CALABRIA, L’ACQUA C’È… MA NON ARRIVA: IL PARADOSSO DI UNA TERRA ASSETATA!

Allaro: una delle più importanti fiumare calabresi

Antonio Loiacono

In Calabria, l’acqua c’è. Ce lo dicono i dati, ce lo raccontano le montagne, le valli, le sorgenti che da secoli disegnano il paesaggio di questa terra antica. Eppure, paradossalmente, l’acqua manca. Manca nei rubinetti di casa, nei serbatoi comunali, nelle campagne arse d’estate e nei vicoli dei borghi storici, dove i cittadini si ritrovano costretti a fare scorte come in tempo di guerra.

La notizia della proroga di sei mesi dello stato di emergenza idrica, deliberata dal Consiglio dei Ministri lo scorso 21 marzo, non è altro che l’ennesima conferma di un problema cronico che affligge il territorio calabrese, in particolare la Città Metropolitana di Reggio Calabria, la provincia di Crotone e una lunga lista di comuni cosentini. A sancirlo già lo scorso agosto era stata la Giunta della Regione Calabria con una delibera che certificava un “grave deficit idrico nel comparto idropotabile”.

Il punto è che non si tratta di una terra povera d’acqua — anzi. La Calabria vanta una delle risorse idriche più abbondanti e di migliore qualità d’Italia e d’Europa. Secondo studi e censimenti storici, la regione può contare su oltre 20.000 sorgenti, con una disponibilità annua superiore a 1,3 miliardi di metri cubi.
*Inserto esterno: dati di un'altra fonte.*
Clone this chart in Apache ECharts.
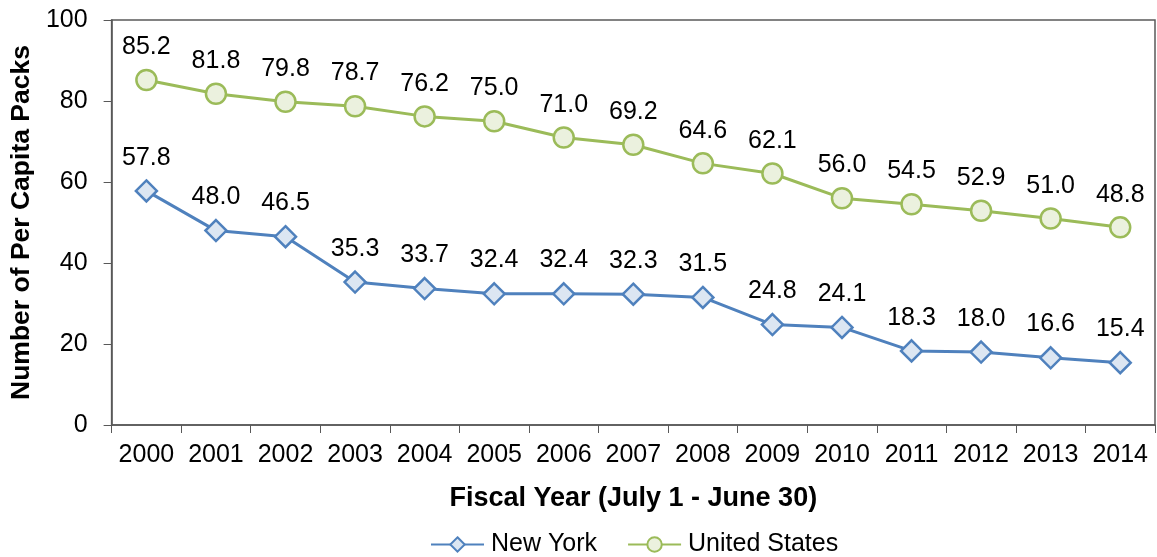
<!DOCTYPE html>
<html>
<head>
<meta charset="utf-8">
<script src="https://cdn.jsdelivr.net/npm/echarts@6/dist/echarts.min.js"></script>
<style>
  html, body { margin: 0; padding: 0; background: #fff; }
  #main { width: 1157px; height: 557px; }
</style>
</head>
<body>
<div id="main"></div>
<script>
  // data
  var years = ['2000', '2001', '2002', '2003', '2004', '2005', '2006', '2007',
    '2008', '2009', '2010', '2011', '2012', '2013', '2014'];
  var newYork = [57.8, 48.0, 46.5, 35.3, 33.7, 32.4, 32.4, 32.3, 31.5, 24.8, 24.1, 18.3, 18.0, 16.6, 15.4];
  var unitedStates = [85.2, 81.8, 79.8, 78.7, 76.2, 75.0, 71.0, 69.2, 64.6, 62.1, 56.0, 54.5, 52.9, 51.0, 48.8];

  var font = 'Arial, "Liberation Sans", sans-serif';

  var labelStyle = {
    show: true,
    position: 'top',
    distance: 9,
    color: '#000',
    fontSize: 25,
    fontFamily: font,
    formatter: function (p) { return p.value.toFixed(1); }
  };

  var option = {
    animation: false,
    grid: {
      left: 111, right: 2, top: 20, bottom: 132,
      show: true, borderColor: '#595959', borderWidth: 1.5
    },
    legend: {
      top: 527,
      left: 425,
      itemWidth: 53,
      itemHeight: 18,
      itemGap: 30,
      textStyle: { fontSize: 25, fontFamily: font, color: '#000', padding: [0, 0, 0, 2] },
      data: ['New York', 'United States']
    },
    xAxis: {
      type: 'category',
      data: years,
      boundaryGap: true,
      name: 'Fiscal Year (July 1 - June 30)',
      nameLocation: 'middle',
      nameGap: 60,
      nameTextStyle: { fontSize: 27, fontWeight: 'bold', fontFamily: font, color: '#000' },
      axisLine: { lineStyle: { color: '#595959', width: 1.5 } },
      axisTick: { show: true, length: 8, inside: false, lineStyle: { color: '#595959' } },
      axisLabel: { interval: 0, fontSize: 25, fontFamily: font, color: '#000', margin: 18 }
    },
    yAxis: {
      type: 'value',
      min: 0, max: 100, interval: 20,
      name: 'Number of Per Capita Packs',
      nameLocation: 'middle',
      nameGap: 72,
      nameTextStyle: { fontSize: 26.5, fontWeight: 'bold', fontFamily: font, color: '#000' },
      splitLine: { show: false },
      axisLine: { show: true, lineStyle: { color: '#595959', width: 1.5 } },
      axisTick: { show: true, length: 8, lineStyle: { color: '#595959' } },
      axisLabel: { fontSize: 25, fontFamily: font, color: '#000', margin: 24 }
    },
    series: [
      {
        name: 'New York',
        type: 'line',
        data: newYork,
        symbol: 'diamond',
        symbolSize: 21,
        lineStyle: { color: '#4f81bd', width: 3 },
        itemStyle: { color: '#dce6f2', borderColor: '#4f81bd', borderWidth: 2.5 },
        label: labelStyle
      },
      {
        name: 'United States',
        type: 'line',
        data: unitedStates,
        symbol: 'circle',
        symbolSize: 20,
        lineStyle: { color: '#9bbb59', width: 3 },
        itemStyle: { color: '#ebf1de', borderColor: '#9bbb59', borderWidth: 2.5 },
        label: labelStyle
      }
    ]
  };

  var chart = echarts.init(document.getElementById('main'));
  chart.setOption(option);
</script>
</body>
</html>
Un patrimonio naturale straordinario che, però, si perde lungo i chilometri di reti colabrodo che costellano il territorio.

I numeri parlano chiaro: il 48,7% dell’acqua immessa in rete si disperde. Una perdita superiore alla già preoccupante media nazionale del 42,4% e in netto peggioramento rispetto a poco più di dieci anni fa, quando le perdite si attestavano intorno al 34,6%. In pratica, quasi la metà dell’acqua potabile calabrese svanisce prima ancora di arrivare ai cittadini.

È un dato che fa riflettere. Un fallimento che pesa su infrastrutture vecchie, manutenzioni carenti e una gestione idrica che, evidentemente, non è mai stata al passo con le reali potenzialità e necessità del territorio.

Nel frattempo, mentre la Calabria assetata fa i conti con i razionamenti, le autobotti e le proteste, il patrimonio idrico della regione resta in gran parte non valorizzato, o peggio, sprecato. Un controsenso che stride ancora di più alla luce delle raccomandazioni europee, che invitano a investire in reti idriche moderne, sistemi di depurazione efficienti, pratiche agricole sostenibili e strategie di mitigazione del rischio idrogeologico.

La Calabria deve non essere più terra di paradossi e trasformare le sue straordinarie risorse idriche da emergenza a risorsa strategica. Questo significa investire concretamente, pianificare interventi strutturali, digitalizzare e monitorare le reti, proteggere le sorgenti dall’inquinamento agricolo e urbano, prevenire dissesti e frane in un territorio tra i più fragili del Paese.

Basta acqua sprecata, basta attese, basta emergenze che durano da decenni. La Calabria ha nelle vene una ricchezza che il mondo ci invidia. È tempo di trasformare questa ricchezza in diritto, questa speranza in certezza.
Perché un popolo che non ha acqua, è un popolo che non ha futuro. E la Calabria merita, oggi più che mai, di dissetare la sua sete di normalità.